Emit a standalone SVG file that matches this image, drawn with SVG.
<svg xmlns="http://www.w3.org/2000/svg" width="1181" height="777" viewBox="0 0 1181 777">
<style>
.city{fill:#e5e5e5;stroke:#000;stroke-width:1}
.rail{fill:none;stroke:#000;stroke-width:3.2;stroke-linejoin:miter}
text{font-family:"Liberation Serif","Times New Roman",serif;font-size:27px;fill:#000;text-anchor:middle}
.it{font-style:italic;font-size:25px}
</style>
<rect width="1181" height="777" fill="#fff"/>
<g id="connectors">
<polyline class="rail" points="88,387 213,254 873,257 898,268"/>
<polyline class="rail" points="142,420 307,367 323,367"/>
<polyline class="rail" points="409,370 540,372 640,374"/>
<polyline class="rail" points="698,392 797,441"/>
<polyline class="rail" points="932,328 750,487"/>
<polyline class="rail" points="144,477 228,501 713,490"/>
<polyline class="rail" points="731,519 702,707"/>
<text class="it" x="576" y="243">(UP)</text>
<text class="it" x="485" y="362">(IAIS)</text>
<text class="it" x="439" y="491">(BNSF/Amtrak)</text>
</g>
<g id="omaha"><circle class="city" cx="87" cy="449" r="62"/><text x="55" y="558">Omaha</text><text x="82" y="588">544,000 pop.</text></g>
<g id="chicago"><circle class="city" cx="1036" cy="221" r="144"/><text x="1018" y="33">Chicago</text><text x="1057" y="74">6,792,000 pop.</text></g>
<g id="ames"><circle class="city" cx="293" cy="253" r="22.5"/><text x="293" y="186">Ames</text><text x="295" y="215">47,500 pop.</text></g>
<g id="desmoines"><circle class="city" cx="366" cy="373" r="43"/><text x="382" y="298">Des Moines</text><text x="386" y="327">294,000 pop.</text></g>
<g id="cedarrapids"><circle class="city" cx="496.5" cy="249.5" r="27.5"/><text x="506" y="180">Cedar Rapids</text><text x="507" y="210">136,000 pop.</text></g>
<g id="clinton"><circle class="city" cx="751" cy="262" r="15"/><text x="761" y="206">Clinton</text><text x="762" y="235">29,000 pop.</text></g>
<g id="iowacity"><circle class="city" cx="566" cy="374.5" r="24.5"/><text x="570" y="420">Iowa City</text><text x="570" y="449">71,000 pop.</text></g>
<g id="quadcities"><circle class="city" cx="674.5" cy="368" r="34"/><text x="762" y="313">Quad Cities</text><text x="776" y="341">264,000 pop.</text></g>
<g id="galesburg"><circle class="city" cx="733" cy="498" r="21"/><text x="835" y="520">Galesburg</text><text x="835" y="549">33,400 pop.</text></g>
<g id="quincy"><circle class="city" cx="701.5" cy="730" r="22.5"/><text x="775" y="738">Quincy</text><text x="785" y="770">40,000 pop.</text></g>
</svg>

==

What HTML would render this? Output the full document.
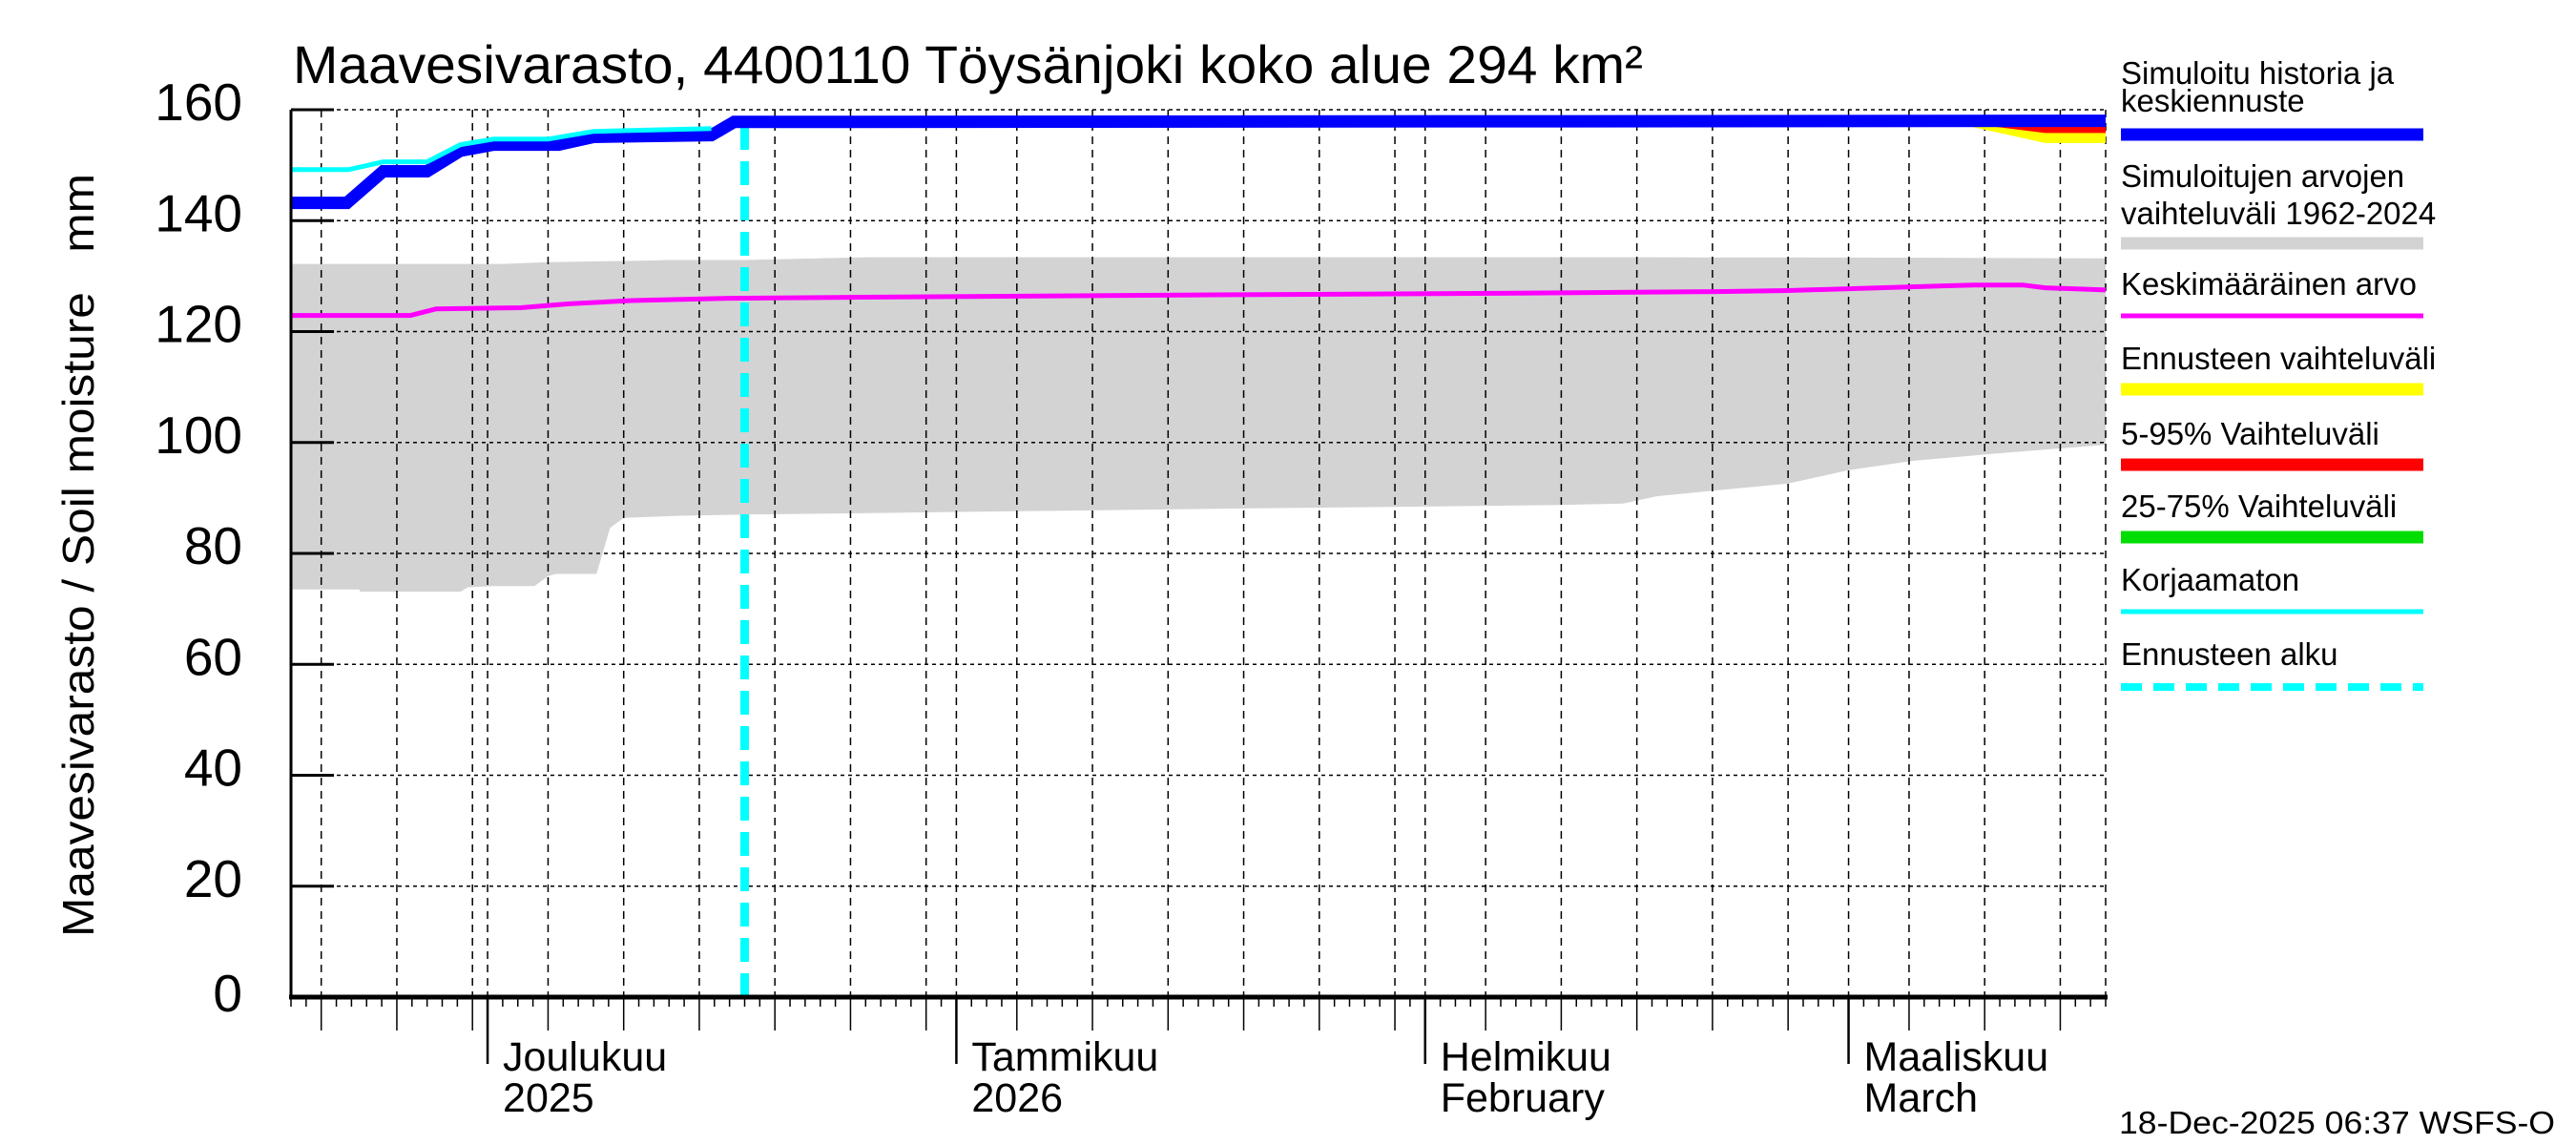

*Your objective*.
From the listing above, pick out each line where the word "this" appears.

*Exercise answer*.
Emit a standalone SVG file that matches this image, drawn with SVG.
What HTML would render this? Output the full document.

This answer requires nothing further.